Our littlest turned all of three years old this week. Time surely flies….How could Zoey’s Hari be three already ? Wasn’t he just a baby yesterday. How could his older brother be turning five later this year. Wasn’t he just sleeping on his darling sister’s lap as a new-born? Yes these boys are growing and with each additional day, month and year we seem to inch farther away from a world that knew and breathed Zoey. Sigh…. that’s the physical nature of our existence and there isn’t much that can be done to change it.

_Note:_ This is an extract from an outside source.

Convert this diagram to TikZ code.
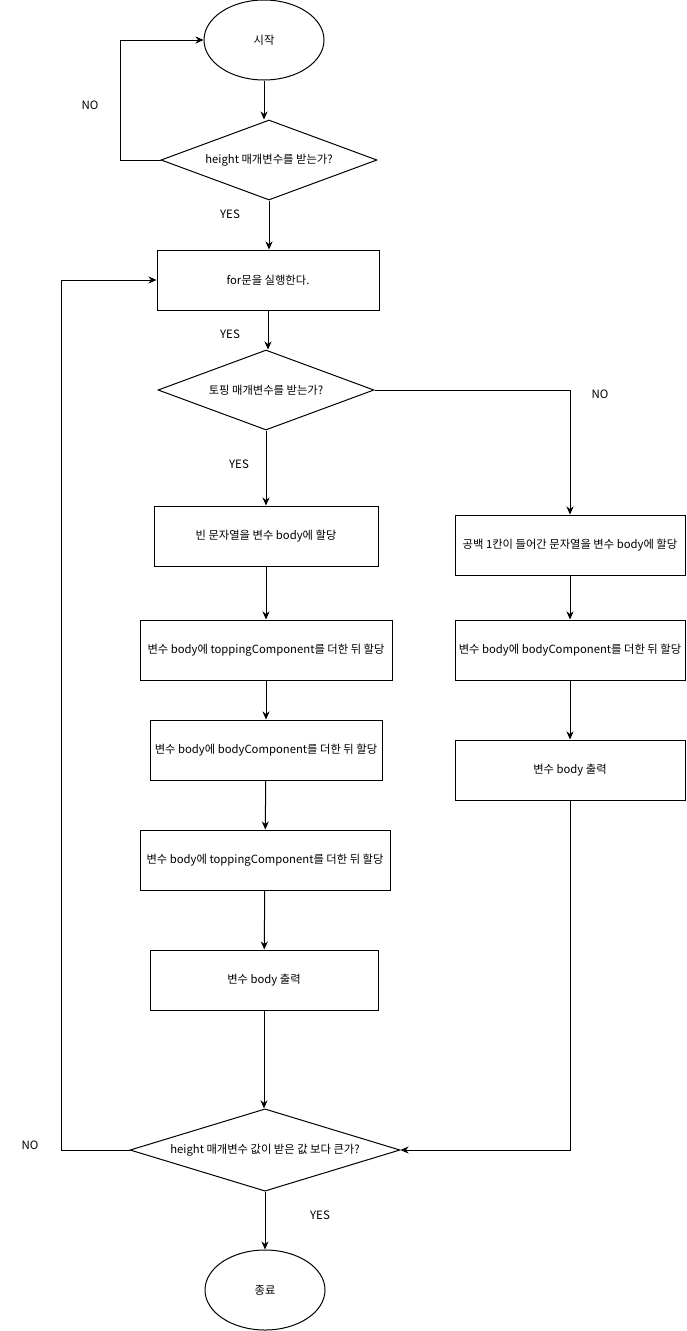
\documentclass[tikz,border=0pt]{standalone}
\usepackage{fontspec}
\setmainfont{Noto Sans CJK KR}
\usetikzlibrary{shapes.geometric,arrows.meta,positioning}
\tikzset{
  base/.style={draw=black,line width=1pt,font=\fontsize{11.3}{13}\selectfont,inner sep=0pt,align=center},
  term/.style={base,ellipse,minimum width=120pt,minimum height=80pt},
  dec/.style={base,diamond,aspect=2.7},
  proc/.style={base,rectangle,minimum height=60pt},
  lab/.style={font=\fontsize{11.5}{13}\selectfont},
  conn/.style={line width=1pt,-{Stealth[length=8pt,width=7pt,inset=2.5pt]}},
  line/.style={line width=1pt}
}
\begin{document}
\begin{tikzpicture}[x=1pt,y=-1pt]
\useasboundingbox (0,0) rectangle (687,1331);
% nodes
\node[term] (start) at (264,40) {시작};
\node[dec,minimum width=216pt,minimum height=80pt] (d1) at (269,160) {height 매개변수를 받는가?};
\node[proc,minimum width=222pt] (for) at (268,280) {for문을 실행한다.};
\node[dec,minimum width=216pt,minimum height=80pt] (d2) at (266,390) {토핑 매개변수를 받는가?};
\node[proc,minimum width=224pt] (l1) at (266,536) {빈 문자열을 변수 body에 할당};
\node[proc,minimum width=252pt] (l2) at (266,650) {변수 body에 toppingComponent를 더한 뒤 할당};
\node[proc,minimum width=232pt] (l3) at (266,750) {변수 body에 bodyComponent를 더한 뒤 할당};
\node[proc,minimum width=250pt] (l4) at (265,860) {변수 body에 toppingComponent를 더한 뒤 할당};
\node[proc,minimum width=228pt] (l5) at (264,980) {변수 body 출력};
\node[proc,minimum width=230pt] (r1) at (570,545) {공백 1칸이 들어간 문자열을 변수 body에 할당};
\node[proc,minimum width=230pt] (r2) at (570,650) {변수 body에 bodyComponent를 더한 뒤 할당};
\node[proc,minimum width=230pt] (r3) at (570,770) {변수 body 출력};
\node[dec,minimum width=270pt,minimum height=80pt] (d3) at (265,1150) {height 매개변수 값이 받은 값 보다 큰가?};
\node[term] (end) at (265,1290) {종료};
% labels
\node[lab] (no1) at (90,105) {NO};
\node[lab] (yes1) at (230,214) {YES};
\node[lab] (yes2) at (230,334) {YES};
\node[lab] (yes3) at (239,464) {YES};
\node[lab] (no2) at (600,394) {NO};
\node[lab] (no3) at (30,1145) {NO};
\node[lab] (yes4) at (320,1215) {YES};
% corner coordinates
\coordinate (c1a) at (120,160);
\coordinate (c1b) at (120,40);
\coordinate (c2a) at (570,390);
\coordinate (c3a) at (61,1150);
\coordinate (c3b) at (61,280);
\coordinate (c4a) at (570,1150);
% connectors
\draw[conn] (start) -- (start.south |- d1.north);
\draw[conn] (d1.west) -- (c1a) -- (c1b) -- (start.west);
\draw[conn] (d1.south) -- (d1.south |- for.north);
\draw[conn] (for.south) -- (for.south |- d2.north);
\draw[conn] (d2.south) -- (d2.south |- l1.north);
\draw[conn] (d2.east) -- (c2a) -- (r1.north);
\draw[conn] (l1) -- (l2);
\draw[conn] (l2) -- (l3);
\draw[conn] (l3) -- (l4);
\draw[conn] (l4) -- (l5);
\draw[conn] (l5.south) -- (l5.south |- d3.north);
\draw[conn] (r1) -- (r2);
\draw[conn] (r2) -- (r3);
\draw[conn] (r3.south) -- (c4a) -- (d3.east);
\draw[conn] (d3.west) -- (c3a) -- (c3b) -- (for.west);
\draw[conn] (d3.south) -- (end.north);
\end{tikzpicture}
\end{document}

That being said, our Hari did turn three and we are thankful to have celebrated it with a few of his and brother’s friends. It was a small celebration at one of my Zoey’s favorite places ( The little gym). Birthdays (or any kind of celebration) always bring out bittersweet emotions in me. I get thrown back to the days of meticulously planning the day for my girl. I’m reminded of the fact that I could only have five birthdays with her. Five not sixty or more. Not to mention the guilt of enjoying something without her. Yes these emotions aren’t pretty or sharing-worthy, and most times I do a good job of concealing them. So all along, today I was busy with preparations. I distracted myself as far as I could. Her dad and I spoke briefly about her obvious absence. I even chatted with a friend about not having Zoey at the party today. She tried her best to comfort me and said Zoey will find a way to get through to us …..
The boys had a blast at the party. When it was time to cut the cake the organizer asked me to click a picture before she could put candles on it. Then she asked me if I would like four candles on the cake instead of just three. (3 for Hari and one of good luck). Even though I was not familiar with this custom, I found myself saying “Absolutely”. I knew instantly it was my Zoey. That extra candle was for my Zoey, who was there for her little brother’s birthday. Zoey is that good-luck candle in my life.
I’m sure that extra candle went unnoticed in the chitter-chatter and laughter of the party. Also, to a third person all of this sounds overly sentimental and made-up. But not to a bereaved parent missing a piece of their heart and soul. That candle was just the balm my heart needed today. It connected with me and my baby girl.
Love you my darling Zoey, as always to the moon and back.